= Lambert Ferri =

Lambert Ferri (fl. c. 1250-1300) was a trouvère and cleric at the Benedictine monastery at Saint-Léonard, Pas-de-Calais. By 1268, he was a canon and a deacon of the monastery; he is last associated with the monastery in 1282.

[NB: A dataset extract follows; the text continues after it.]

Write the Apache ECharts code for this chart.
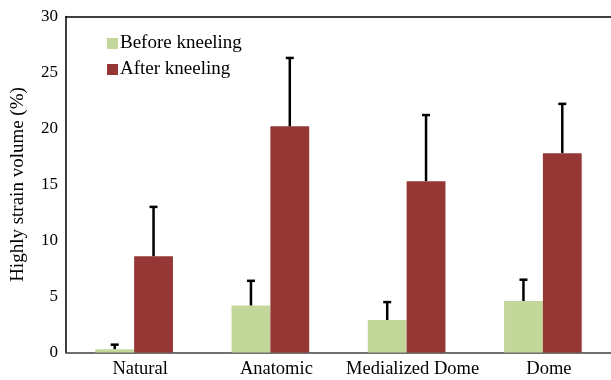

He was a popular partner for jeux partis, of which some twenty-seven survive between him and other composers, including Jehan Bretel, Jehan le Cuvelier d'Arras, Jehan de Grieviler, Jehan de Marli, Phelipot Verdiere, Robert Casnois, and Robert de La Pierre. Eleven of his songs have surviving melodies, including seven of the jeux partis, three chansons, and one Marian serventois.

==Table of extant songs==

| incipit | genre | surviving melody | co-author |
|---|---|---|---|
| Aïmans fins et verais Debonairetes | serventois | yes |  |
| Amours qui m’a du tout en sa baillie | chanson | yes |  |
| J'ai tant d’amours apris et entendu Que desoremais | chanson | yes |  |
| Li tres dous tens ne la saison novele | chanson | yes |  |
| Lambert Ferri, une dame est amee | jeu-parti | no | Jehan Bretel |
| Lambert Ferri, li qeus doit mieus avoir | jeu-parti | no | Jehan Bretel |
| Ferri, se ja dieus vous voie | jeu-parti | no | Jehan Bretel |
| Lambert, il sont doi amant | jeu-parti | no | Jehan Bretel |
| Lambert, se vous amiés bien loiaument | jeu-parti | no | Jehan Bretel |
| Ferri, se vous bien amiés | jeu-parti | no | Jehan Bretel |
| Lambert, une amie avés | jeu-parti | no | Jehan Bretel |
| Amis Lambert Ferri, vous trouverés | jeu-parti | no | Jehan Bretel |
| Lambert Ferri, s'une dame orgeilleuse | jeu-parti | no | Jehan Bretel |
| Lambert Ferri, je vous part | jeu-parti | no | Jehan Bretel |
| Entendés, Lambert Ferri | jeu-parti | no | Jehan Bretel |
| Ferri, a vostre ensïent | jeu-parti | no | Jehan Bretel |
| Lambert Ferri, drois est ke m'entremete | jeu-parti | no | Jehan Bretel |
| Sire Bretel, entendés | jeu-parti | no | Jehan Bretel |
| Jehan Bretel, par raison | jeu-parti | yes | Jehan Bretel |
| Prince del pui, selon vostre pensee | jeu-parti | yes | Jehan Bretel |
| Sire Bretel, entendés | jeu-parti | yes | Jehan Bretel |
| Biau(s) Phelipot Verdiere, je vous (or vai) proi | jeu-parti | no | Pilippot Verdiere |
| Robert del Caisnoi, amis | jeu-parti | no | Robert del Caisnoi |
| De ce (or cou), Robert de la Piere | jeu-parti | yes | Robert de la Piere |
| Grieveler, j'ai grant mestier | jeu-parti | yes | Jehan de Grieviler |
| Jehan, tres bien amerés | jeu-parti | yes | Jehan de Grieviler |

==Sources==
- Parker, Ian R. "Ferri, Lambert." Grove Music Online. Oxford Music Online. Accessed 20 September 2008.